▶ _What to produce_:
Print exactly, please, the lines from the top of the entries below up to and including the line with "A_TICK_DX = [-5, 22, 12, 10]", and nothing else; pictures are excluded.

─── Source records ───

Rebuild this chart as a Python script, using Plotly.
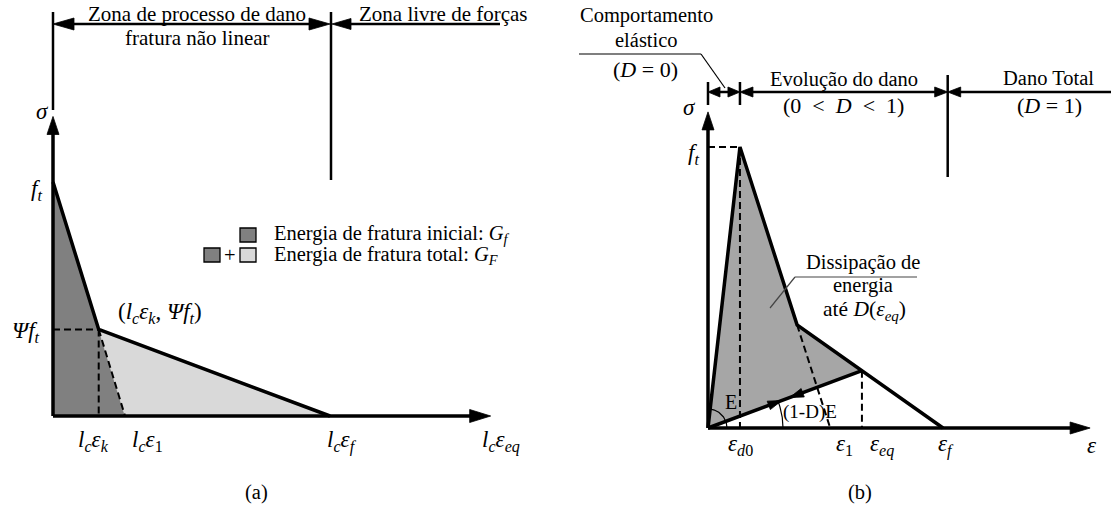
import numpy as np
import plotly.graph_objects as go

W, H = 1111, 521
SERIF = "Liberation Serif"
INK = "#000000"
DARK, LIGHT, MID = "#808080", "#d9d9d9", "#a6a6a6"
TXT = 20.5
MATH = 23

# (a) bilinear softening: sigma (units of f_t) against l_c*eps_eq (units of l_c*eps_f)
A_X = [0.0, 0.165, 1.0]            # 0, l_c eps_k, l_c eps_f
A_Y = [1.0, 0.37, 0.0]             # f_t, Psi f_t, 0
A_EPS1 = 0.26                      # l_c eps_1: first branch carried down to sigma = 0
A_AXIS_END = [1.58, 1.28]          # arrow tips of abscissa / ordinate
A_TICK_X = [0.165, 0.26, 1.0, 1.58]
A_TICK_TEXT = [
    "<i>l</i><sub><i>c</i></sub><i>ε</i><sub><i>k</i></sub>",
    "<i>l</i><sub><i>c</i></sub><i>ε</i><sub>1</sub>",
    "<i>l</i><sub><i>c</i></sub><i>ε</i><sub><i>f</i></sub>",
    "<i>l</i><sub><i>c</i></sub><i>ε</i><sub><i>eq</i></sub>",
]
A_TICK_DX = [-5, 22, 12, 10]

# (b) isotropic damage: loading, softening and unloading with damaged stiffness
B_X = [0.0, 0.136, 0.379, 1.0]     # 0, eps_d0, change of slope, eps_f
B_Y = [0.0, 1.0, 0.367, 0.0]       # 0, f_t, ..., 0
B_EPS1 = 0.52                      # eps_1: first softening branch carried to sigma = 0
B_EQ = [0.655, 0.204]              # (eps_eq, sigma(eps_eq)) where unloading starts
B_AXIS_END = [1.626, 1.125]
B_ZONE_END = 1.02                  # start of the total damage zone
B_TICK_X = [0.136, 0.52, 0.655, 1.0, 1.626]
B_TICK_TEXT = [
    "<i>ε</i><sub><i>d</i>0</sub>",
    "<i>ε</i><sub>1</sub>",
    "<i>ε</i><sub><i>eq</i></sub>",
    "<i>ε</i><sub><i>f</i></sub>",
    "<i>ε</i>",
]
B_TICK_DX = [1, 14, 20, 3, 2]
B_UNLOAD_MARKS = [0.48, 0.53]      # arrow positions along the unloading branch

# where each diagram sits: pixel of its origin and pixels per unit
FRAME = {
    "a": {"axes": ("x", "y"), "origin": (53, 416), "unit": (277, 234), "dom": (0.0, 0.5)},
    "b": {"axes": ("x2", "y2"), "origin": (708, 428), "unit": (235, 281), "dom": (0.5, 1.0)},
}


def to_px(p, x, y):
    (ox, oy), (ux, uy) = FRAME[p]["origin"], FRAME[p]["unit"]
    return ox + np.asarray(x) * ux, oy - np.asarray(y) * uy


def from_px(p, px, py):
    (ox, oy), (ux, uy) = FRAME[p]["origin"], FRAME[p]["unit"]
    return (np.asarray(px) - ox) / ux, (oy - np.asarray(py)) / uy


fig = go.Figure()


def path(p, xs, ys, width=3.5, dash=None, color=INK, fill=None):
    xa, ya = FRAME[p]["axes"]
    kw = dict(x=list(xs), y=list(ys), xaxis=xa, yaxis=ya, mode="lines",
              hoverinfo="skip", showlegend=False)
    if fill:
        kw.update(fill="toself", fillcolor=fill, line=dict(width=0.5, color=fill))
    else:
        kw.update(line=dict(width=width, color=color, dash=dash))
    fig.add_trace(go.Scatter(**kw))


def path_px(p, pxs, pys, **kw):
    xs, ys = from_px(p, pxs, pys)
    path(p, xs, ys, **kw)


def head_px(p, tip, back, length, width):
    t = np.array(tip, float)
    d = t - np.array(back, float)
    d /= np.hypot(*d)
    n = np.array([-d[1], d[0]])
    base = t - d * length
    pts = np.array([t, base + n * width / 2, base - n * width / 2, t])
    xs, ys = from_px(p, pts[:, 0], pts[:, 1])
    xa, ya = FRAME[p]["axes"]
    fig.add_trace(go.Scatter(x=xs, y=ys, xaxis=xa, yaxis=ya, mode="lines",
                             fill="toself", fillcolor=INK,
                             line=dict(width=0.8, color=INK),
                             hoverinfo="skip", showlegend=False))


def arrow_px(p, a, b, head_a=False, head_b=True, length=20, width=12, lw=3.5):
    a = np.array(a, float)
    b = np.array(b, float)
    d = (b - a) / np.hypot(*(b - a))
    s = a + d * length * 0.6 if head_a else a
    e = b - d * length * 0.6 if head_b else b
    path_px(p, [s[0], e[0]], [s[1], e[1]], width=lw)
    if head_a:
        head_px(p, a, b, length, width)
    if head_b:
        head_px(p, b, a, length, width)


def P(px, py):
    return px / W, 1 - py / H


annotations = []
shapes = []


def label(px, py, text, size=TXT, xanchor="center"):
    x, y = P(px, py)
    annotations.append(dict(x=x, y=y, xref="paper", yref="paper", text=text,
                            showarrow=False, xanchor=xanchor, yanchor="middle",
                            font=dict(family=SERIF, size=size, color=INK)))


def seg(x0, y0, x1, y1, width=1.2, color=INK):
    a, b = P(x0, y0)
    c, d = P(x1, y1)
    shapes.append(dict(type="line", xref="paper", yref="paper", x0=a, y0=b, x1=c, y1=d,
                       line=dict(color=color, width=width)))


def tick_labels(p, xs, texts, dxs, dy):
    xa, ya = FRAME[p]["axes"]
    for x, t, dx in zip(xs, texts, dxs):
        annotations.append(dict(x=x, y=0, xref=xa, yref=ya, text=t, showarrow=False,
                                xshift=dx, yshift=dy, xanchor="center", yanchor="middle",
                                font=dict(family=SERIF, size=MATH, color=INK)))


DASH = "7px,4px"

# ------------------------------------------------------------------ panel (a)
kx, ky = A_X[1], A_Y[1]
path("a", [0, 0, kx, A_EPS1, 0], [0, A_Y[0], ky, 0, 0], fill=DARK)
path("a", [kx, A_X[2], A_EPS1, kx], [ky, 0, 0, ky], fill=LIGHT)
path("a", [0, kx], [ky, ky], width=2, dash=DASH)
path("a", [kx, kx], [ky, 0], width=2, dash=DASH)
path("a", [kx, A_EPS1], [ky, 0], width=2, dash=DASH)
path("a", [0] + A_X, [A_Y[0]] + A_Y, width=3.5)

ox, oy = to_px("a", 0, 0)
ex, _ = to_px("a", A_AXIS_END[0], 0)
_, ey = to_px("a", 0, A_AXIS_END[1])
arrow_px("a", (ox, oy), (ex, oy), length=21, width=13)
arrow_px("a", (ox, oy), (ox, ey), length=18, width=12)

# process zone / stress free zone header
fx, _ = to_px("a", A_X[2], 0)
path_px("a", [ox, ox], [12, 110], width=2.5)
path_px("a", [fx + 1, fx + 1], [12, 180], width=2.5)
arrow_px("a", (ox, 24), (fx, 24), head_a=True, head_b=True, length=21, width=12, lw=2.5)
arrow_px("a", (fx + 2, 24), (500, 24), head_a=True, head_b=False, length=19, width=11, lw=2.5)
label(197, 13.5, "Zona de processo de dano", size=21)
label(197, 38.5, "fratura não linear", size=21)
label(443, 14, "Zona livre de forças", size=21)

tick_labels("a", A_TICK_X, A_TICK_TEXT, A_TICK_DX, -25)
label(42, 111, "<i>σ</i>", size=MATH)
label(36, 190, "<i>f</i><sub><i>t</i></sub>", size=MATH)
label(26, 332, "<i>Ψf</i><sub><i>t</i></sub>", size=MATH)
label(160, 313, "(<i>l</i><sub><i>c</i></sub><i>ε</i><sub><i>k</i></sub>, <i>Ψf</i><sub><i>t</i></sub>)",
      size=MATH)

# key for the two energies
for (x0, y0, c) in [(240, 228, DARK), (204, 248, DARK), (240, 248, LIGHT)]:
    a, b = P(x0, y0)
    c2, d = P(x0 + 16, y0 + 14)
    shapes.append(dict(type="rect", xref="paper", yref="paper", x0=a, y0=b, x1=c2, y1=d,
                       fillcolor=c, line=dict(color=INK, width=1.3)))
label(230, 255, "+")
label(272, 234, "Energia de fratura inicial: <i>G</i><sub><i>f</i></sub>", xanchor="left")
label(272, 255, "Energia de fratura total: <i>G</i><sub><i>F</i></sub>", xanchor="left")
label(256, 492, "(a)")

# ------------------------------------------------------------------ panel (b)
px0, py0 = B_X[1], B_Y[1]
qx, qy = B_X[2], B_Y[2]
path("b", [0, px0, qx, B_EQ[0], 0], [0, py0, qy, B_EQ[1], 0], fill=MID)
path("b", [0, px0], [py0, py0], width=2, dash=DASH)
path("b", [px0, px0], [py0, 0], width=2, dash=DASH)
path("b", [qx, B_EPS1], [qy, 0], width=2, dash=DASH)
path("b", [B_EQ[0], B_EQ[0]], [B_EQ[1], 0], width=2, dash=DASH)
path("b", B_X, B_Y, width=3.5)
path("b", [0, B_EQ[0]], [0, B_EQ[1]], width=3.5)

# loading / unloading arrows on the damaged-stiffness branch
o = np.array(to_px("b", 0, 0), float)
q = np.array(to_px("b", *B_EQ), float)
for i, t in enumerate(B_UNLOAD_MARKS):
    tip = o + (q - o) * t
    head_px("b", tip, o if i == 0 else q, 14, 9)

# stiffness angles
ox, oy = o


def arc(p, r, theta):
    th = np.linspace(0, theta, 40)
    path_px(p, ox + r * np.cos(th), oy - r * np.sin(th), width=1.2)


pk = to_px("b", px0, py0)
arc("b", 19, np.arctan2(oy - pk[1], pk[0] - ox))
arc("b", 75, np.arctan2(oy - q[1], q[0] - ox))
label(731, 402, "E", size=20)
label(810, 412, "(1-D)E", size=19)

ex, _ = to_px("b", B_AXIS_END[0], 0)
_, ey = to_px("b", 0, B_AXIS_END[1])
arrow_px("b", (ox, oy), (ex, oy), length=20, width=12)
arrow_px("b", (ox, oy), (ox, ey), length=18, width=12)

# elastic / damage evolution / total damage header
dx0, _ = to_px("b", px0, 0)
zx, _ = to_px("b", B_ZONE_END, 0)
path_px("b", [ox, ox], [82, 105], width=2.5)
path_px("b", [dx0, dx0], [82, 105], width=2.5)
path_px("b", [zx, zx], [75, 177], width=2.5)
arrow_px("b", (ox, 92), (dx0, 92), head_a=True, head_b=True, length=12, width=10, lw=2.5)
arrow_px("b", (dx0, 92), (zx, 92), head_a=True, head_b=True, length=13, width=10, lw=2.5)
arrow_px("b", (zx, 92), (W + 5, 92), head_a=True, head_b=False, length=13, width=10, lw=2.5)

label(646, 15.5, "Comportamento")
label(646, 40, "elástico")
label(645, 70, "(<i>D</i> = 0)", size=22)
seg(579, 54, 701, 54)
seg(701, 54, 725, 88)
label(844, 79, "Evolução do dano")
label(843, 105, "(0&nbsp; &lt;&nbsp; <i>D</i>&nbsp; &lt;&nbsp; 1)", size=22)
label(1048, 78, "Dano Total")
label(1049, 105, "(<i>D</i> = 1)", size=22)

label(863, 262, "Dissipação de")
label(863, 285, "energia")
label(864, 310, "até <i>D</i>(<i>ε</i><sub><i>eq</i></sub>)", size=21.5)
seg(795, 277, 917, 277, color="#444444")
seg(795, 277, 770, 308, color="#444444")

tick_labels("b", B_TICK_X, B_TICK_TEXT, B_TICK_DX, -17)
label(689, 107, "<i>σ</i>", size=MATH)
label(693, 154, "<i>f</i><sub><i>t</i></sub>", size=MATH)
label(860, 492, "(b)")


def rng(p):
    (ox_, oy_), (ux, uy) = FRAME[p]["origin"], FRAME[p]["unit"]
    d0, d1 = FRAME[p]["dom"]
    return [(d0 * W - ox_) / ux, (d1 * W - ox_) / ux], [(oy_ - H) / uy, oy_ / uy]


ax_a, ay_a = rng("a")
ax_b, ay_b = rng("b")
hidden = dict(visible=False, showgrid=False, zeroline=False, fixedrange=True)
fig.update_layout(
    width=W, height=H, margin=dict(l=0, r=0, t=0, b=0, pad=0),
    paper_bgcolor="white", plot_bgcolor="white", showlegend=False,
    font=dict(family=SERIF, size=TXT, color=INK),
    xaxis=dict(domain=[0, 0.5], range=ax_a, anchor="y", **hidden),
    yaxis=dict(domain=[0, 1], range=ay_a, anchor="x", **hidden),
    xaxis2=dict(domain=[0.5, 1], range=ax_b, anchor="y2", **hidden),
    yaxis2=dict(domain=[0, 1], range=ay_b, anchor="x2", **hidden),
    annotations=annotations,
    shapes=shapes,
)

fig.write_html("out.html")
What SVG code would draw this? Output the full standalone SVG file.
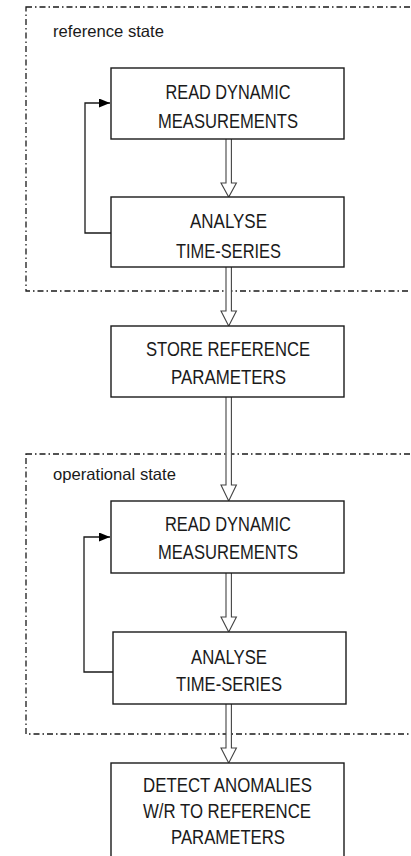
<svg xmlns="http://www.w3.org/2000/svg" width="411" height="856" viewBox="0 0 411 856">
<defs>
<style>
.bg{fill:#fff}
.box{fill:#fff;stroke:#1a1a1a;stroke-width:1.4}
.zone{fill:none;stroke:#1a1a1a;stroke-width:1.3;stroke-dasharray:6 3 1.5 3}
.t{font-family:"Liberation Sans",Arial,sans-serif;font-size:21px;fill:#1a1a1a;text-anchor:middle}
.lbl{font-family:"Liberation Sans",Arial,sans-serif;font-size:16.5px;fill:#1a1a1a}
.dbl{fill:#fff;stroke:#444;stroke-width:1.1;stroke-linejoin:miter}
.fb{fill:none;stroke:#1a1a1a;stroke-width:1.3}
</style>
<marker id="ah" markerWidth="12" markerHeight="10" refX="11" refY="4.5" orient="auto" markerUnits="userSpaceOnUse">
<path d="M0,0 L11,4.5 L0,9 Z" fill="#000"/>
</marker>
</defs>
<rect class="bg" x="0" y="0" width="411" height="856"/>
<g id="zone-reference">
<rect class="zone" x="26" y="7" width="400" height="284"/>
<text class="lbl" x="53" y="36.5" textLength="111" lengthAdjust="spacingAndGlyphs">reference state</text>
</g>
<g id="zone-operational">
<rect class="zone" x="26" y="454" width="400" height="280"/>
<text class="lbl" x="53" y="480" textLength="123" lengthAdjust="spacingAndGlyphs">operational state</text>
</g>
<g id="connectors">
<path class="dbl" d="M226,139 V183 H221 L228.7,197 L236.4,183 H231.4 V139"/>
<path class="dbl" d="M226,267 V311 H221 L228.7,326 L236.4,311 H231.4 V267"/>
<path class="dbl" d="M226,397 V485 H221 L228.7,501 L236.4,485 H231.4 V397"/>
<path class="dbl" d="M226,573 V617 H221 L228.7,632 L236.4,617 H231.4 V573"/>
<path class="dbl" d="M226,704 V748 H221 L228.7,763 L236.4,748 H231.4 V704"/>
<path class="fb" d="M111,233 H85 V103 H110" marker-end="url(#ah)"/>
<path class="fb" d="M113,672 H84 V537 H110" marker-end="url(#ah)"/>
</g>
<g id="read1">
<rect class="box" x="111" y="68" width="233" height="71"/>
<text class="t" x="228" y="99" textLength="125" lengthAdjust="spacingAndGlyphs">READ DYNAMIC</text>
<text class="t" x="228" y="128" textLength="140" lengthAdjust="spacingAndGlyphs">MEASUREMENTS</text>
</g>
<g id="analyse1">
<rect class="box" x="111" y="197" width="233" height="70"/>
<text class="t" x="228.5" y="228" textLength="77" lengthAdjust="spacingAndGlyphs">ANALYSE</text>
<text class="t" x="228.5" y="258" textLength="105" lengthAdjust="spacingAndGlyphs">TIME-SERIES</text>
</g>
<g id="store">
<rect class="box" x="111" y="326" width="233" height="71"/>
<text class="t" x="228" y="356" textLength="164" lengthAdjust="spacingAndGlyphs">STORE REFERENCE</text>
<text class="t" x="228.5" y="384" textLength="115" lengthAdjust="spacingAndGlyphs">PARAMETERS</text>
</g>
<g id="read2">
<rect class="box" x="111" y="501" width="233" height="72"/>
<text class="t" x="228" y="531" textLength="126" lengthAdjust="spacingAndGlyphs">READ DYNAMIC</text>
<text class="t" x="228" y="559" textLength="140" lengthAdjust="spacingAndGlyphs">MEASUREMENTS</text>
</g>
<g id="analyse2">
<rect class="box" x="113" y="632" width="233" height="72"/>
<text class="t" x="229" y="664" textLength="76" lengthAdjust="spacingAndGlyphs">ANALYSE</text>
<text class="t" x="229" y="691" textLength="106" lengthAdjust="spacingAndGlyphs">TIME-SERIES</text>
</g>
<g id="detect">
<rect class="box" x="111" y="763" width="233" height="100"/>
<text class="t" x="227.5" y="792" textLength="169" lengthAdjust="spacingAndGlyphs">DETECT ANOMALIES</text>
<text class="t" x="227" y="818" textLength="168" lengthAdjust="spacingAndGlyphs">W/R TO REFERENCE</text>
<text class="t" x="228" y="844" textLength="114" lengthAdjust="spacingAndGlyphs">PARAMETERS</text>
</g>
</svg>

───

▶ _Finished task_:
Rebuild this chart as a Python script, using Plotly.
import numpy as np
import plotly.graph_objects as go

W, H = 1111, 521
SERIF = "Liberation Serif"
INK = "#000000"
DARK, LIGHT, MID = "#808080", "#d9d9d9", "#a6a6a6"
TXT = 20.5
MATH = 23

# (a) bilinear softening: sigma (units of f_t) against l_c*eps_eq (units of l_c*eps_f)
A_X = [0.0, 0.165, 1.0]            # 0, l_c eps_k, l_c eps_f
A_Y = [1.0, 0.37, 0.0]             # f_t, Psi f_t, 0
A_EPS1 = 0.26                      # l_c eps_1: first branch carried down to sigma = 0
A_AXIS_END = [1.58, 1.28]          # arrow tips of abscissa / ordinate
A_TICK_X = [0.165, 0.26, 1.0, 1.58]
A_TICK_TEXT = [
    "<i>l</i><sub><i>c</i></sub><i>ε</i><sub><i>k</i></sub>",
    "<i>l</i><sub><i>c</i></sub><i>ε</i><sub>1</sub>",
    "<i>l</i><sub><i>c</i></sub><i>ε</i><sub><i>f</i></sub>",
    "<i>l</i><sub><i>c</i></sub><i>ε</i><sub><i>eq</i></sub>",
]
A_TICK_DX = [-5, 22, 12, 10]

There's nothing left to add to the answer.